Naples, mid 18th century, later French import marks
of sinuously undulating rectangular form, decorated in engraved mother of pearl and gold piqué posé, point et clouté, the lid with ruins and exotic flowering plants within rocaille scrolls, flowers and leafy tendrils, gold mounts and shaped thumbpiece, the interior complete with gold-capped faceted glass scent bottles and wave-edged funnel
Piqué work is said to have been invented in Naples towards the end of the 16th century and was then developed by a certain Laurentini, a Neapolitan jeweller, in the mid 17th century. Be that as it may, gold and silver piqué work of varying complexity is to be found soon after in many European centres. It would appear, however, that such refined piqué work including inlaid mother of pearl, as in this example, was indeed a Neapolitan speciality.
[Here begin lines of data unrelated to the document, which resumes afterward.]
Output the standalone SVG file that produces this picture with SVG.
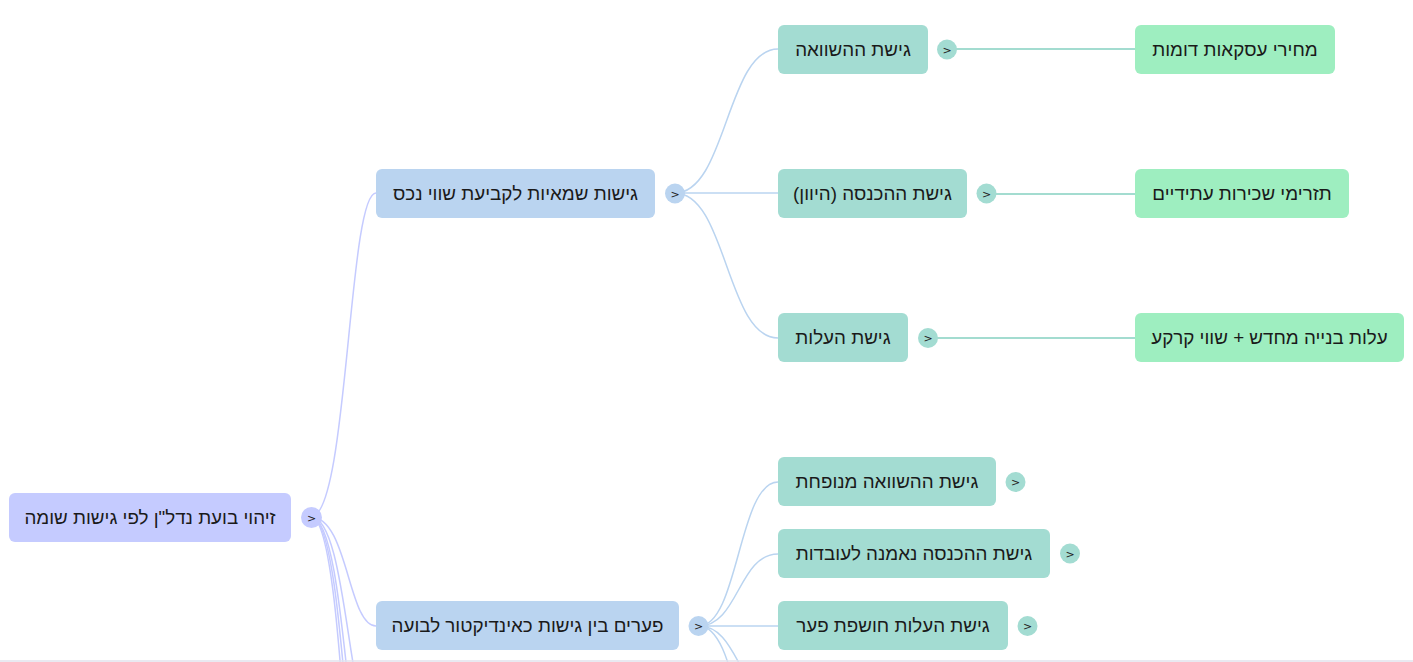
<svg xmlns="http://www.w3.org/2000/svg" width="1413" height="662" viewBox="0 0 1413 662">
<style>
.t{font-family:"Liberation Sans",Arial,sans-serif;font-size:18.8px;fill:#1a1a1a;text-anchor:middle;direction:rtl}
.tg{font-family:"DejaVu Sans","Liberation Sans",sans-serif;font-size:11px;fill:#222;text-anchor:middle;direction:ltr;unicode-bidi:embed}
.c0{fill:none;stroke:#c5cbff;stroke-width:1.5}
.c1{fill:none;stroke:#bad4f0;stroke-width:1.5}
.c2{fill:none;stroke:#a3dcd0;stroke-width:2}
.n0{fill:#c5cbff}
.n1{fill:#bad4f0}
.n2{fill:#a3dcd2}
.n3{fill:#9eeec0}
</style>
<rect x="0" y="0" width="1413" height="662" fill="#ffffff"/>
<g id="connectors">
<path class="c0" d="M311 517 C348 517 348 193 376 193"/>
<path class="c0" d="M311 517 C348 517 348 626 376 626"/>
<path class="c0" d="M311 517 C348 517 348 730 376 730"/>
<path class="c0" d="M311 517 C348 517 348 823 376 823"/>
<path class="c0" d="M311 517 C348 517 348 895 376 895"/>
<path class="c0" d="M311 517 C348 517 348 982 376 982"/>
<path class="c1" d="M675 193 C726.5 193 726.5 49 778 49"/>
<path class="c1" d="M675 193 L778 193"/>
<path class="c1" d="M675 193 C726.5 193 726.5 338 778 338"/>
<path class="c1" d="M699 626 C738.5 626 738.5 482 778 482"/>
<path class="c1" d="M699 626 C738.5 626 738.5 554 778 554"/>
<path class="c1" d="M699 626 L778 626"/>
<path class="c1" d="M699 626 C738.5 626 738.5 698 778 698"/>
<path class="c1" d="M699 626 C738.5 626 738.5 770 778 770"/>
<path class="c2" d="M947 49 L1135 49"/>
<path class="c2" d="M986 194 L1135 194"/>
<path class="c2" d="M928 338 L1135 338"/>
</g>
<g id="root">
<rect class="n0" x="9" y="493" width="282" height="49" rx="6"/>
<text class="t" x="150" y="524">זיהוי בועת נדל"ן לפי גישות שומה</text>
<circle class="n0" cx="311.5" cy="517.5" r="10.5"/>
<text class="tg" x="311.5" y="521.5">&gt;</text>
</g>
<g id="n-approaches">
<rect class="n1" x="376" y="169" width="279" height="49" rx="6"/>
<text class="t" x="515.5" y="200">גישות שמאיות לקביעת שווי נכס</text>
<circle class="n1" cx="675" cy="193.5" r="10"/>
<text class="tg" x="675" y="197.5">&gt;</text>
</g>
<g id="n-gaps">
<rect class="n1" x="376" y="601" width="303" height="49" rx="6"/>
<text class="t" x="527.5" y="632">פערים בין גישות כאינדיקטור לבועה</text>
<circle class="n1" cx="698.5" cy="626" r="10"/>
<text class="tg" x="698.5" y="630">&gt;</text>
</g>
<g id="n-compare">
<rect class="n2" x="778" y="25" width="150" height="49" rx="6"/>
<text class="t" x="853" y="56">גישת ההשוואה</text>
<circle class="n2" cx="947" cy="49.5" r="10"/>
<text class="tg" x="947" y="53.5">&gt;</text>
</g>
<g id="n-income">
<rect class="n2" x="778" y="169" width="189" height="49" rx="6"/>
<text class="t" x="872.5" y="200">גישת ההכנסה (היוון)</text>
<circle class="n2" cx="986.5" cy="193.5" r="10"/>
<text class="tg" x="986.5" y="197.5">&gt;</text>
</g>
<g id="n-cost">
<rect class="n2" x="778" y="313" width="130" height="49" rx="6"/>
<text class="t" x="843" y="344">גישת העלות</text>
<circle class="n2" cx="928" cy="338" r="10"/>
<text class="tg" x="928" y="342">&gt;</text>
</g>
<g id="n-compare-inflated">
<rect class="n2" x="778" y="457" width="218" height="49" rx="6"/>
<text class="t" x="887" y="488">גישת ההשוואה מנופחת</text>
<circle class="n2" cx="1015.5" cy="482" r="10"/>
<text class="tg" x="1015.5" y="486">&gt;</text>
</g>
<g id="n-income-true">
<rect class="n2" x="778" y="529" width="272" height="49" rx="6"/>
<text class="t" x="914" y="560">גישת ההכנסה נאמנה לעובדות</text>
<circle class="n2" cx="1070" cy="553.5" r="10"/>
<text class="tg" x="1070" y="557.5">&gt;</text>
</g>
<g id="n-cost-gap">
<rect class="n2" x="778" y="601" width="230" height="49" rx="6"/>
<text class="t" x="893" y="632">גישת העלות חושפת פער</text>
<circle class="n2" cx="1027.5" cy="626" r="10"/>
<text class="tg" x="1027.5" y="630">&gt;</text>
</g>
<g id="n-deals">
<rect class="n3" x="1135" y="25" width="200" height="49" rx="6"/>
<text class="t" x="1235" y="56">מחירי עסקאות דומות</text>
</g>
<g id="n-rent">
<rect class="n3" x="1135" y="169" width="214" height="49" rx="6"/>
<text class="t" x="1242" y="200">תזרימי שכירות עתידיים</text>
</g>
<g id="n-rebuild">
<rect class="n3" x="1135" y="313" width="269" height="49" rx="6"/>
<text class="t" x="1269.5" y="344">עלות בנייה מחדש + שווי קרקע</text>
</g>
<line x1="0" y1="661" x2="1413" y2="661" stroke="#e2e2ec" stroke-width="1.5"/>
</svg>
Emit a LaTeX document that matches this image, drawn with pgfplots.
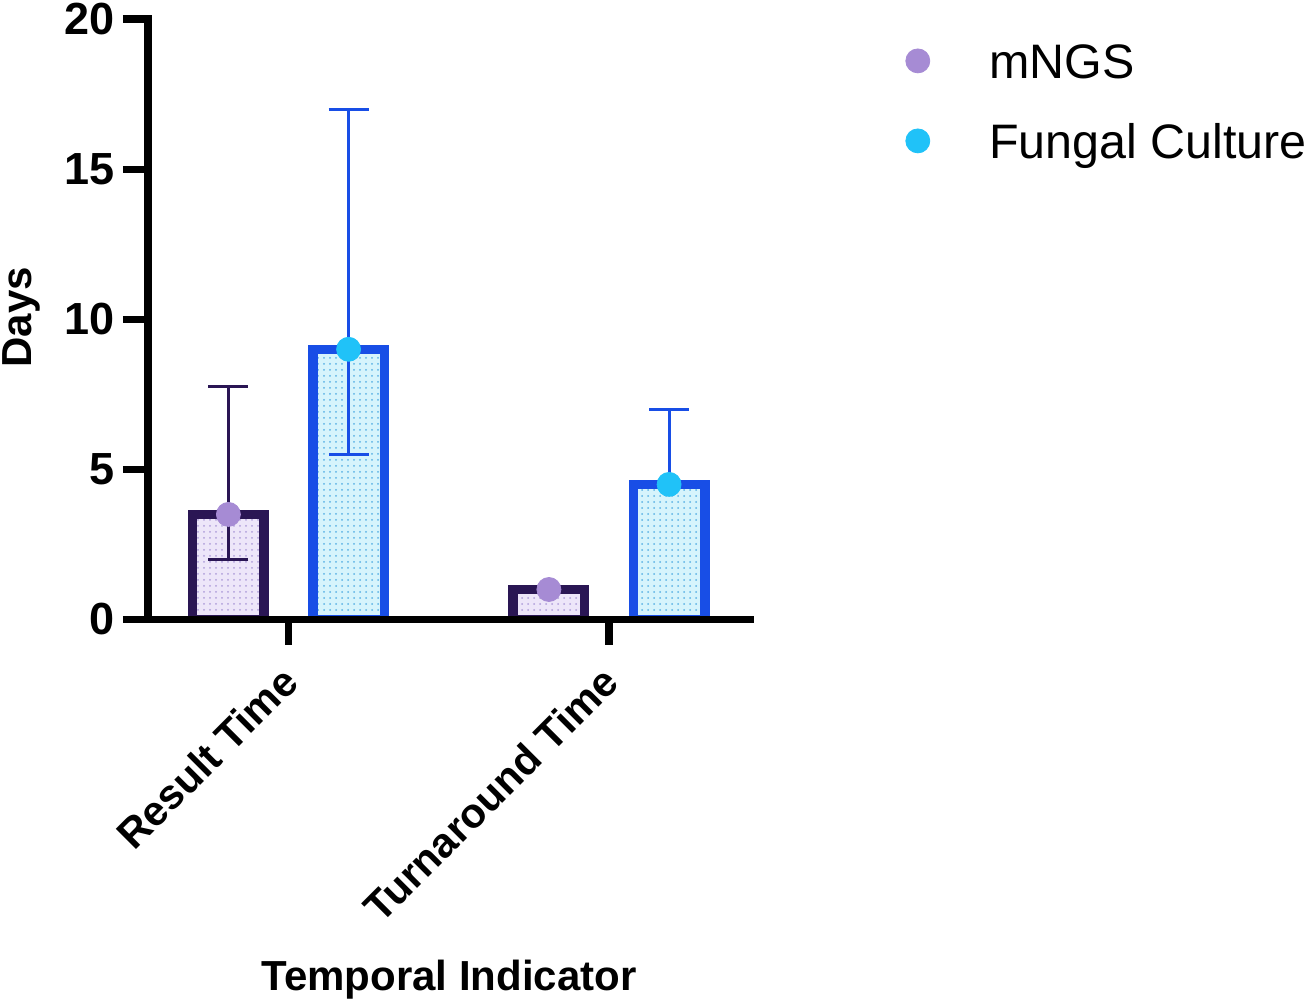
\documentclass[border=0pt]{standalone}
\usepackage{fontspec}
\setmainfont{Liberation Sans}
\usepackage{pgfplots}
\pgfplotsset{compat=1.18}
\usetikzlibrary{patterns}
\definecolor{mngsdark}{RGB}{42,22,84}
\definecolor{fungdark}{RGB}{24,78,230}
\definecolor{mngsfill}{RGB}{237,230,249}
\definecolor{fungfill}{RGB}{214,244,252}
\definecolor{mngsdot}{RGB}{166,139,212}
\definecolor{fungdot}{RGB}{32,194,248}
\definecolor{mngspat}{RGB}{175,158,218}
\definecolor{fungpat}{RGB}{90,178,228}
\begin{document}
\begin{tikzpicture}
\useasboundingbox (-74pt,-190.25pt) rectangle (583.5pt,309.75pt);
\begin{axis}[
  at={(0,0)}, anchor=south west,
  scale only axis, width=301pt, height=300.25pt,
  xmin=0.5616, xmax=2.44, ymin=0, ymax=20,
  axis lines=left,
  axis line style={-, line width=3.6pt, line cap=rect, black},
  axis on top,
  tick align=outside,
  major tick length=12.5pt,
  tick style={line width=3.6pt, black},
  xtick={1,2}, xticklabels={Result Time, Turnaround Time},
  ytick={0,5,10,15,20},
  /pgf/number format/assume math mode=true,
  yticklabel style={font=\bfseries\fontsize{22.5}{27}\selectfont, inner sep=0pt, xshift=-4pt},
  xticklabel style={xshift=2.25pt, yshift=-13.5pt, rotate=45, anchor=east, font=\bfseries\fontsize{20.8}{25}\selectfont, inner sep=2pt},
  xlabel={Temporal Indicator},
  ylabel={Days},
  xlabel style={at={(axis description cs:0.5,-0.599)}, anchor=center, font=\bfseries\fontsize{21}{25}\selectfont},
  ylabel style={at={(axis description cs:-0.211,0.503)}, anchor=center, font=\bfseries\fontsize{21}{25}\selectfont},
  legend style={at={(1.2575,0.9597)}, anchor=north west, draw=none, fill=none, inner sep=0pt,
    font=\fontsize{24.2}{29}\selectfont,
    nodes={inner sep=0pt, text height=17.3pt, text depth=0pt},
    row sep=22.7pt,
    /tikz/every odd column/.append style={column sep=29.5pt}},
  legend cell align=left,
]
% bars
\addplot[ybar, bar width=0.223, bar shift=0pt, draw=mngsdark, line width=4.75pt,
  preaction={fill=mngsfill}, pattern=dots, pattern color=mngspat, forget plot]
  coordinates {(0.8125,3.5) (1.8125,1)};
\addplot[ybar, bar width=0.223, bar shift=0pt, draw=fungdark, line width=4.75pt,
  preaction={fill=fungfill}, pattern=dots, pattern color=fungpat, forget plot]
  coordinates {(1.1875,9) (2.1875,4.5)};
% error bars
\addplot[only marks, mark=none, forget plot,
  error bars/.cd, y dir=both, y explicit,
  error bar style={draw=mngsdark, line width=1.5pt, solid},
  error mark options={draw=mngsdark, rotate=90, mark size=10pt, line width=1.5pt}]
  coordinates {(0.8125,3.5) += (0,4.25) -= (0,1.5)};
\addplot[only marks, mark=none, forget plot,
  error bars/.cd, y dir=both, y explicit,
  error bar style={draw=fungdark, line width=1.5pt, solid},
  error mark options={draw=fungdark, rotate=90, mark size=10pt, line width=1.5pt}]
  coordinates {(1.1875,9) += (0,8) -= (0,3.5) (2.1875,4.5) += (0,2.5) -= (0,0)};
% dots
\addplot[only marks, mark=*, mark size=6pt, color=mngsdot, mark options={draw=none, fill=mngsdot},
  legend image code/.code={\fill[mngsdot] (0pt,0pt) circle (6pt);}]
  coordinates {(0.8125,3.5) (1.8125,1)};
\addlegendentry{mNGS}
\addplot[only marks, mark=*, mark size=6pt, color=fungdot, mark options={draw=none, fill=fungdot},
  legend image code/.code={\fill[fungdot] (0pt,0pt) circle (6pt);}]
  coordinates {(1.1875,9) (2.1875,4.5)};
\addlegendentry{Fungal Culture}
\end{axis}
\end{tikzpicture}
\end{document}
The shell was softened by heating it in boiling water with olive oil and then impressing the engraved mother of pearl segments and the metal either in hairlike strips (coulé) or dots (point) or larger sections (posé). Although the names of some eminent Neapolitan practitioners of the art are known from signatures, such as Sarao and de Laurentiis, very little is known about the trade in general. It was certainly patronised by the royal family and it is presumed that the artists based their designs, often featuring ruins, on Augsburg prints supplied through the auspices, or at least influence, of Maria Amalia of Saxony, wife of Carlo III.